We’re lucky when we can share our thoughts openly without fear. Most of the time, though, we edit what we say in public because we don’t want to offend others, and we don’t want to be criticized or judged. To explore the uncomfortable, sometimes it’s better to picture a thousand hurts than to speak one.
“One of the things that’s great about sci-fi is you can attack issues through the allegories of sci-fi creatures and space that you could never deal with in a direct way,” says Mark Stern, executive VP of original programming at the Sci Fi Channel. “Look at ‘X-Men.’ It’s a great allegory for the issue of racism.
“You’ve got two mutant camps, one in favor of assimilation with the human race and the other advocating revolution. It’s Martin Luther King Jr.’s philosophy of ‘live as one’ and Malcolm X’s approach through subtext and allegory.”
Whether the issue is political, religious or racial in nature, Stern says sci-fi shows can explore current-day problems without threatening viewers with controversial, in-your-face arguments.
Instead, a show can take us to another place and time and present possibilities as fact.
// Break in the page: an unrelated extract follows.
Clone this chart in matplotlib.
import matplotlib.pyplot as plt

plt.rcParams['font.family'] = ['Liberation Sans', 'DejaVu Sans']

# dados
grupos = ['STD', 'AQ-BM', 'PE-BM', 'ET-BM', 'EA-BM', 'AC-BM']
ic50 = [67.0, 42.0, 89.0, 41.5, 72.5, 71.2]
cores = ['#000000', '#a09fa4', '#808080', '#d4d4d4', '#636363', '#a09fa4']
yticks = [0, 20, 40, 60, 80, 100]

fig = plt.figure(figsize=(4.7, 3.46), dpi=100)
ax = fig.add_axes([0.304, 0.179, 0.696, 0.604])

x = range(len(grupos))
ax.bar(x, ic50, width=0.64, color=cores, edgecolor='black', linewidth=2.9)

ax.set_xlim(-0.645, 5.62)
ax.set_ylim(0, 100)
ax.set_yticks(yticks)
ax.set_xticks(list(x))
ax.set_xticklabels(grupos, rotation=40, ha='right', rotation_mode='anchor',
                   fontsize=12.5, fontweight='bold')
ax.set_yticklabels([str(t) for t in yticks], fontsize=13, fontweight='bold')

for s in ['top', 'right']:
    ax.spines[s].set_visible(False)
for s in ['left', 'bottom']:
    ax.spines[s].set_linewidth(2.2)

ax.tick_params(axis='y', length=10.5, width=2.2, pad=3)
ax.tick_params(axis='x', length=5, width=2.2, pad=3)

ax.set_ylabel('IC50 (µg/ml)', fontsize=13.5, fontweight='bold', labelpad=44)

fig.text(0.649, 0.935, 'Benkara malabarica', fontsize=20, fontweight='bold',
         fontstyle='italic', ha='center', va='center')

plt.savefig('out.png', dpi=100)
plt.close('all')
“One of the coolest things about ‘Battlestar Galactica’ is its color-blindness,” Stern says. “We don’t talk about Eddie Olmos being Hispanic and having a Caucasian son, or the interracial couples on the show. They just are. I don’t think you have to be a sci-fi show to do this. It’s important to be representative of all parts of our society. It enriches the storytelling, and is conducive to open-minded, speculative stories.”
Network executives trying to reach the broadest audiences are making a mistake if they focus on the fear that Caucasians will not watch shows with more diverse casts. The reality is our nation’s population is more diverse, and all of us want to see ourselves on TV, in the movies, in corporate board rooms, in Congress and in the White House.
“If you would have told me 10 years ago, five years ago, that we’d have a black candidate for president, I would never have agreed with you,” Stern says. “But I have to think seeing black presidents like (Morgan Freeman) on ‘Deep Impact’ and Dennis Haysbert as the president on ‘24’ helped to set the stage for President-elect Obama’s candidacy. Mindsets can change quickly. But if you’re too scared to present it, things will never change.”
A growing number of sci-fi and fantasy shows can be found on networks other than the Sci Fi Channel. Men and women of all races now can see themselves on hits like ABC’s “Lost” and NBC’s “Heroes.”
While diverse casting can be readily found on most sci-fi shows, Stern admits that diverse writing staffs are not. Most shows are written by white males, and without a strong push by executives and showrunners to change the status quo, what currently exists will remain in place until a lawsuit or some unpleasant outside pressure creates change.
If money is what drives business decisions (and unwanted change), here’s something to think about. Advertisers know the biggest influence in buying decisions is word of mouth, and that most purchases are made or influenced by women.
The New York Times recently conducted a study that has identified a key group of affluent female consumers dubbed “Marketing Multipliers”—women who spend more, know more and talk more to others about the products they like, influencing many more people in their purchasing decisions than other wealthy women.
The study found that Marketing Multipliers are active online, tend to be curious, are plugged in to new trends and enjoy being at the forefront of new ideas. Sounds like a sci-fi fan to me.
How many new audiences, vital to advertisers, could we tap into if we widened our talent base behind the camera to create shows that appeal to a growing diversity of viewers?
The 23rd century has arrived on the technology front. It’s the human frontier that needs to catch up.
Dinah Eng is a Los Angeles-based freelance writer.